125 / 3.3 = 37.878787.....amps

Well 33.9 amps, my old power supply can run that right? Sure it can, but the size of the wires would need to be increased or the number of them would need to be increased. An average house in US/Canada has 15 amps per circuit. and you already see the size of that wiring(14 gauge). Now think more about car wiring. It is bigger because it operates at lower voltage(12).

Speaking of 12, lets do the math for 12 volts.

125 / 12 = 10.41 amps. You no longer need larger wires.

Now your cpu runs on much less than 12 volts. The board has a high efficiency switching regulation system that will drop this 12 volts down to a nice 1-1.4 volts that most cpus need(and it can even be adjusted for different cpus and users).
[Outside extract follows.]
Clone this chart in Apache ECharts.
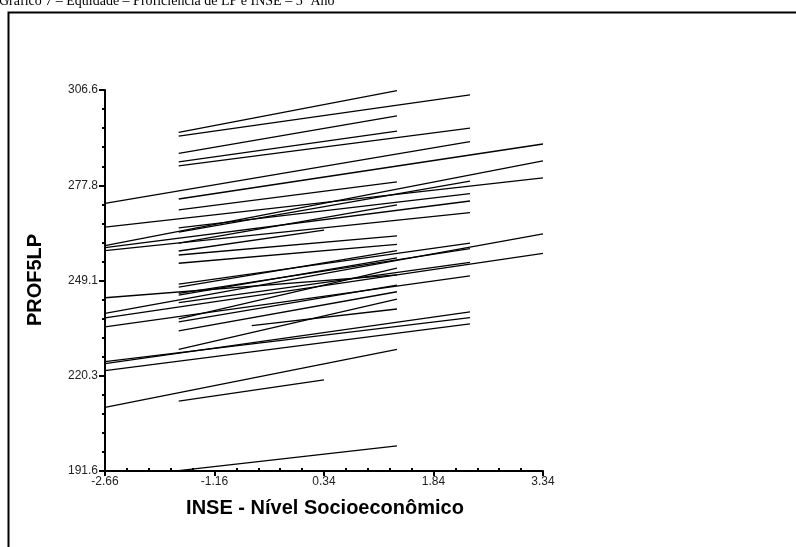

So that is the basic reason for the move from heavy 3.3/5 to heavy 12 volt usage. Switching regulators negate most of the negatives of having to start at such a high voltage as well(linear regulators would have needed heatsinks the size of your case to do this job.).

In order to make new power supplies more efficient, they employ dc-dc(dc to dc) converters. So when the power supply runs it makes almost all of its power into a LARGE 12 volt rail. These lower rails are actually made off the 12 volts rail with dc-dc converters(these are another high speed switching regulator with very low losses). This allows better efficiency while still allowing older hardware that wants more 3.3 or 5 to run. If you load up the 3.3 and 5 volt rails, it will take some power from the large 12 volt rail, this is why they list a combined wattage for all the rails together.

These lower rails are still used, just not for power demanding devices. For example USB(and any hub powered devices) and SSD's all use 5 volts.

It is also the reason that a modern 350-400 watt power supply will run a system as good as the on in your image. This is why you have to ALWAYS check the 12 volt wattage or amperage(easy to convert to one another with math). Your power supply has a label for 750 watts, but will fail in places a good 400 will do the job.